Blues Legends also includes a CD with ten songs I chose, by Muddy Waters, B. B. King, John Lee Hooker and others. One peculiarity: the CD was supposed to contain "Wild Cow Blues" by Big Joe Williams. Instead it has "Every Day I Have the Blues," by Joe Williams, the jazz singer. It's a great song and performance, perfectly enjoyable, but it was a mistake.

Because I came to the blues through rock and roll, that's how I wrote the book, choosing the artists who most influenced people like Keith Richards and Eric Clapton. Happily, most of them performed in Chicago and were photographed by Ray.

As I was writing it, it was not unusual for me to write all day and then go see Buddy Guy or Otis Rush perform at a local club that evening. They were both very active in Chicago in those days.

I am grateful to the publisher, Gibbs Smith, for the opportunity and for teaching me enough about book publishing to be able to self-publish all of my bourbon books.
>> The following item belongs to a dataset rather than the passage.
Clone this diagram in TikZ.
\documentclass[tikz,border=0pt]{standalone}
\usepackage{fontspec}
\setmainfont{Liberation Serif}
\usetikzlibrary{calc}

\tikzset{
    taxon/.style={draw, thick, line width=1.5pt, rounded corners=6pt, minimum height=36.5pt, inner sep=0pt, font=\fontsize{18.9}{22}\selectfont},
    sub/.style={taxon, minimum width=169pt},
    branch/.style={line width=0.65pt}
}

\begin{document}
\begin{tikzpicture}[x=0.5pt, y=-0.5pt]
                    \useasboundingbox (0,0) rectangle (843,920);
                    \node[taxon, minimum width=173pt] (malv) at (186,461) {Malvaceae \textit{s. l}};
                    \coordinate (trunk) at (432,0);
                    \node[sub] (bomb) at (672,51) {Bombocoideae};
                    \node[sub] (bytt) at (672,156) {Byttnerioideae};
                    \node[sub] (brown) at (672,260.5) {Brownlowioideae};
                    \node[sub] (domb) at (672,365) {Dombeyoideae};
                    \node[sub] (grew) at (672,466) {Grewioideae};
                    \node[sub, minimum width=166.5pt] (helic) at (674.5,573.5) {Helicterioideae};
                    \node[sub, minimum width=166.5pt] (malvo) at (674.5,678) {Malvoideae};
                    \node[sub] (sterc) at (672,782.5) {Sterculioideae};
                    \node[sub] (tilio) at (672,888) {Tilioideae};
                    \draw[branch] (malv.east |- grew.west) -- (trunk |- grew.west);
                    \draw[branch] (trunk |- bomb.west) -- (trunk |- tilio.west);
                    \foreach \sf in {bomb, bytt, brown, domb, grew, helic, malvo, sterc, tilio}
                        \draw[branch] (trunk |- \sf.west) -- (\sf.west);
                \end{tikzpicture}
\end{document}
It was a crazy time for me. I was doing my regular freelance writing, and going to law school, and writing this book. As it happened, I was doing a three-week law school summer semester abroad on the Greek island of Rhodes when the book needed to be proofread. They FedExed the proofs to me and I reviewed them on the beach. I thought at the time, "This is how I want the rest of my life to go, proofreading my books on a Greek beach."

The Blues Legends are:

Blind Lemon Jefferson
Memphis Minnie
Big Joe Williams
Son House
Arthur Crudup
Roosevelt Sykes
Little Brother Montgomery
T-Bone Walker
Howlin' Wolf
Robert Johnson
Lightnin' Hopkins
Muddy Waters
Memphis Slim
John Lee Hooker
Jimmy Reed
B. B. King
Little Walter
Freddie King
Otis Rush
Buddy Guy

2 comments:

Anonymous said...

"As I was writing it, it was not unusual for me to write all day and then go see Buddy Guy or Otis Rush perform at a local club that evening. They were both very active in Chicago in those days."

Love your selections, but no Junior Wells? He gave Buddy Guy his start.
I'm just a huge Junior Wells fan.

Chuck Cowdery said...

I couldn't include everyone in the book but, in fact, during that period I saw Junior Wells as frequently as I did Guy or Rush. I saw one of his last performances before his death. It was at Rosa's.